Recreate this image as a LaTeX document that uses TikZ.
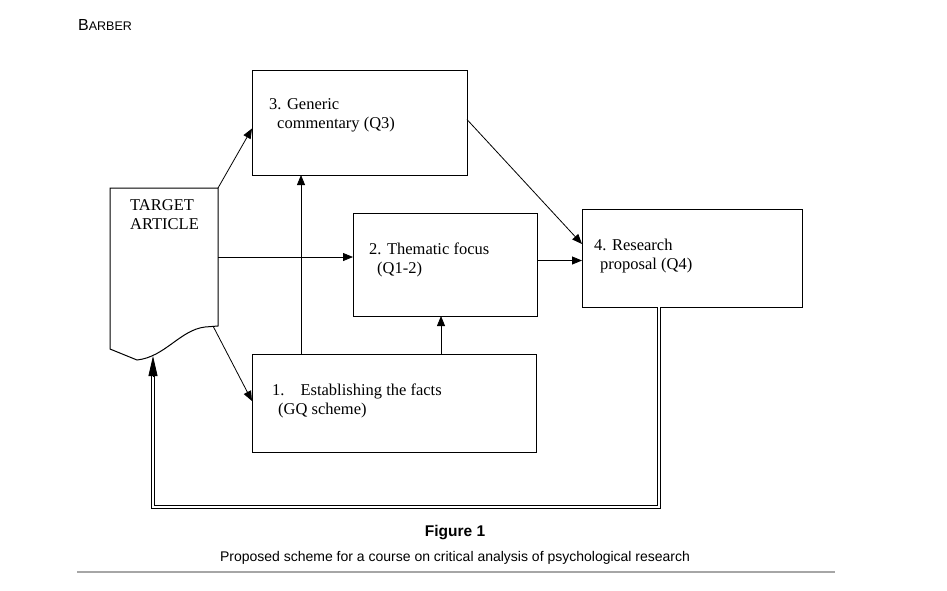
\documentclass[tikz,border=0pt]{standalone}
\usepackage{fontspec}
\setmainfont{Liberation Serif}
\setsansfont{Liberation Sans}
\usetikzlibrary{arrows.meta}
\tikzset{
	box/.style={draw, line width=1pt, inner sep=0pt, outer sep=0pt},
	txt/.style={font=\fontsize{16.5}{19}\selectfont, align=left, inner sep=0pt, anchor=north west},
	arr/.style={line width=0.8pt, -{Triangle[length=10pt,width=8pt]}},
	dbl/.style={double, double distance=2.6pt, line width=0.9pt}
}
\begin{document}
\begin{tikzpicture}[x=1pt,y=-1pt]
			\useasboundingbox (0,0) rectangle (947,590);
			\node[anchor=base west, inner sep=0pt, font=\sffamily] (head) at (78,30) {\fontsize{16}{16}\selectfont B\fontsize{12.5}{16}\selectfont ARBER};
			\node[inner sep=0pt, outer sep=0pt, minimum width=108, minimum height=138] (art) at (164,257) {};
			\coordinate (wave) at (153,356);
			\draw[line width=1pt] (110,349) -- (art.north west) -- (art.north east) -- (art.south east) -- (205,327) .. controls (180,330) and (165,357) .. (137,360) -- cycle;
			\node[txt] (tart) at (130,199.5) {TARGET\\ARTICLE};
			\node[box, minimum width=215, minimum height=105] (b3) at (359.5,122.5) {};
			\node[box, minimum width=184, minimum height=103] (b2) at (445,264.5) {};
			\node[box, minimum width=220, minimum height=98] (b4) at (692,258) {};
			\node[box, minimum width=284, minimum height=98] (b1) at (394,403) {};
			\node[txt] (t3) at ([shift={(17,28.5)}]b3.north west) {3. Generic\\\hspace*{8pt}commentary (Q3)};
			\node[txt] (t2) at ([shift={(16,29.5)}]b2.north west) {2. Thematic focus\\\hspace*{8pt}(Q1-2)};
			\node[txt] (t4) at ([shift={(12,29.5)}]b4.north west) {4. Research\\\hspace*{6pt}proposal (Q4)};
			\node[txt] (t1) at ([shift={(20,29.5)}]b1.north west) {1.\hspace{16pt}Establishing the facts\\\hspace*{6pt}(GQ scheme)};
			\draw[arr] (art.north east) -- ([yshift=-6pt]b3.west);
			\draw[arr] (art.east) -- (art.east -| b2.west);
			\draw[arr] ([xshift=-5pt]art.south east) -- ([yshift=2pt]b1.west);
			\draw[arr] ([xshift=-93pt]b1.north) -- ([xshift=-93pt]b1.north |- b3.south);
			\draw[arr] ([xshift=47pt]b1.north) -- ([xshift=47pt]b1.north |- b2.south);
			\draw[arr] ([yshift=4pt]b2.east) -- ([yshift=4pt]b2.east -| b4.west);
			\draw[arr] ([yshift=3pt]b3.east) -- ([yshift=14pt]b4.west);
			\draw[dbl] ([xshift=-33pt]b4.south) -- ++(0,200) -| ([yshift=-20pt]wave);
			\draw[line width=0.8pt, -{Triangle[length=20pt,width=9pt]}] ([yshift=-21pt]wave) -- (wave);
			\node[anchor=base, inner sep=0pt, font=\sffamily\bfseries\fontsize{15.5}{18}\selectfont] (fig) at (455,536) {Figure 1};
			\node[anchor=base, inner sep=0pt, font=\sffamily\fontsize{14}{16}\selectfont] (cap) at (455,561) {Proposed scheme for a course on critical analysis of psychological research};
			\draw[black!35, line width=1.8pt] (77,572) -- (835,572);
		\end{tikzpicture}
\end{document}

What to work on =>
Copy out each line word for word, please, skipping the images.

Result for this exercise =>
Recreate this image as a LaTeX document that uses TikZ.
\documentclass[tikz,border=0pt]{standalone}
\usepackage{fontspec}
\setmainfont{Liberation Serif}
\setsansfont{Liberation Sans}
\usetikzlibrary{arrows.meta}
\tikzset{
	box/.style={draw, line width=1pt, inner sep=0pt, outer sep=0pt},
	txt/.style={font=\fontsize{16.5}{19}\selectfont, align=left, inner sep=0pt, anchor=north west},
	arr/.style={line width=0.8pt, -{Triangle[length=10pt,width=8pt]}},
	dbl/.style={double, double distance=2.6pt, line width=0.9pt}
}
\begin{document}
\begin{tikzpicture}[x=1pt,y=-1pt]
			\useasboundingbox (0,0) rectangle (947,590);
			\node[anchor=base west, inner sep=0pt, font=\sffamily] (head) at (78,30) {\fontsize{16}{16}\selectfont B\fontsize{12.5}{16}\selectfont ARBER};
			\node[inner sep=0pt, outer sep=0pt, minimum width=108, minimum height=138] (art) at (164,257) {};
			\coordinate (wave) at (153,356);
			\draw[line width=1pt] (110,349) -- (art.north west) -- (art.north east) -- (art.south east) -- (205,327) .. controls (180,330) and (165,357) .. (137,360) -- cycle;
			\node[txt] (tart) at (130,199.5) {TARGET\\ARTICLE};
			\node[box, minimum width=215, minimum height=105] (b3) at (359.5,122.5) {};
			\node[box, minimum width=184, minimum height=103] (b2) at (445,264.5) {};
			\node[box, minimum width=220, minimum height=98] (b4) at (692,258) {};
			\node[box, minimum width=284, minimum height=98] (b1) at (394,403) {};
			\node[txt] (t3) at ([shift={(17,28.5)}]b3.north west) {3. Generic\\\hspace*{8pt}commentary (Q3)};
			\node[txt] (t2) at ([shift={(16,29.5)}]b2.north west) {2. Thematic focus\\\hspace*{8pt}(Q1-2)};
			\node[txt] (t4) at ([shift={(12,29.5)}]b4.north west) {4. Research\\\hspace*{6pt}proposal (Q4)};
			\node[txt] (t1) at ([shift={(20,29.5)}]b1.north west) {1.\hspace{16pt}Establishing the facts\\\hspace*{6pt}(GQ scheme)};
			\draw[arr] (art.north east) -- ([yshift=-6pt]b3.west);
			\draw[arr] (art.east) -- (art.east -| b2.west);
			\draw[arr] ([xshift=-5pt]art.south east) -- ([yshift=2pt]b1.west);
			\draw[arr] ([xshift=-93pt]b1.north) -- ([xshift=-93pt]b1.north |- b3.south);
			\draw[arr] ([xshift=47pt]b1.north) -- ([xshift=47pt]b1.north |- b2.south);
			\draw[arr] ([yshift=4pt]b2.east) -- ([yshift=4pt]b2.east -| b4.west);
			\draw[arr] ([yshift=3pt]b3.east) -- ([yshift=14pt]b4.west);
			\draw[dbl] ([xshift=-33pt]b4.south) -- ++(0,200) -| ([yshift=-20pt]wave);
			\draw[line width=0.8pt, -{Triangle[length=20pt,width=9pt]}] ([yshift=-21pt]wave) -- (wave);
			\node[anchor=base, inner sep=0pt, font=\sffamily\bfseries\fontsize{15.5}{18}\selectfont] (fig) at (455,536) {Figure 1};
			\node[anchor=base, inner sep=0pt, font=\sffamily\fontsize{14}{16}\selectfont] (cap) at (455,561) {Proposed scheme for a course on critical analysis of psychological research};
			\draw[black!35, line width=1.8pt] (77,572) -- (835,572);
		\end{tikzpicture}
\end{document}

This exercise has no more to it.